By ComicSpectrum senior reviewer Shawn Hoklas.
For at least the past five to ten years, super-hero annuals have unfortunately become unnecessary and quite often uneventful reading. While offering more pages, the pages that we do get are often full of guest artists, writers, and/or newcomers to the industry. These “new” and different creators will get a back story or tale that doesn’t tie into the main storyline happening in the numbered series, or is just a fun one-in-done tale meant to entertain and fill the extra pages. While we get those extra pages, they do come at a price and in this case it’s $4.99 which is high when the stories aren’t “required” reading produced by a handful of guest creators.

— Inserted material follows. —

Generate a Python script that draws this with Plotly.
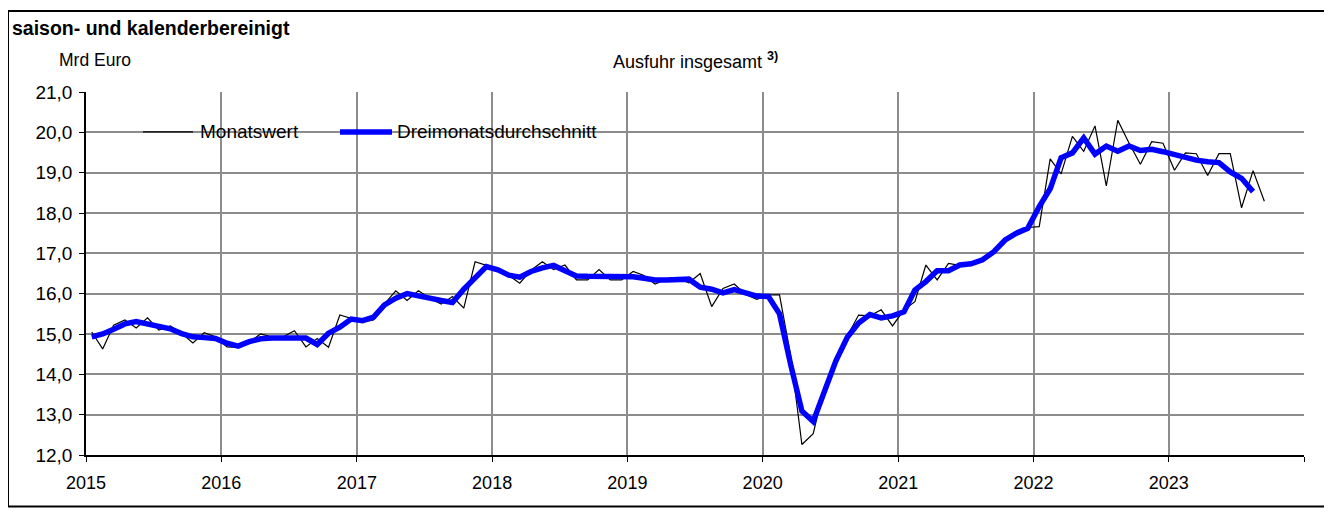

Amazing Spider-Man Annual number one is all the things mentioned above. It has three different stories that are out of the current continuity in the main book, it has artists and writers that haven’t contributed to the main series, and a couple of the stories are lighthearted and fun, moving away from the serious tones of the current Clone Conspiracy storyline that has been extending its reach into other Spider-family titles like Prowler and Silk.
That said, while the annual is all these non-essential things, I still enjoyed my time reading it. The first story of the three stars Spider-Man in Mexico City as he fights to stop a demon goddess called Izpapalotl. It’s written by Christos Gage and Humberto Ramos, which is an interesting writing team up, with really fun and cartoony art by Francisco Herrera. Herrera exaggerates his line and his facial expressions and his art is reminiscent of a Disney animated movie which made each and every page a joy to look at. While the story is a fun read, the ending looks as though it may continue on in some future story with a villain who needs more time in the spotlight.
The second story is called “Neon Dragon” and stars Cloak and Dagger. Written by James Asmus, it’s a decent story that I may have liked less because of my personal apathy towards Cloak and Dagger. While I love the characters visually, I’m not sure if I ever read a story starring the two characters that I really loved. That same feeling applies here. It’s a well told tale, but there’s nothing all that memorable and I didn’t walk away wishing I could see these characters again soon.
The last story is called “Whose Crime Is It, Anyway” and as the cover blurb states, it guest stars Wayne Brady and Jonathan Mangum who write the story as well. While I admittedly rolled my eyes when I saw Brady’s name on the cover, the story is quiet cute and clever. Spider-Man is struggling with his one-liners and material and heads to the Improv club to get his groove back. While it’s definitely not going to be considered cannon, it’s still a fun read.
Overall, while this annual isn’t a must read it’s still a fun read. I wouldn’t recommend paying the full cover price of $4.99 for this unless you’re a Spider-Man completist. Best bet is to watch for this one to show up in the bargain bins at your local comic shop or convention.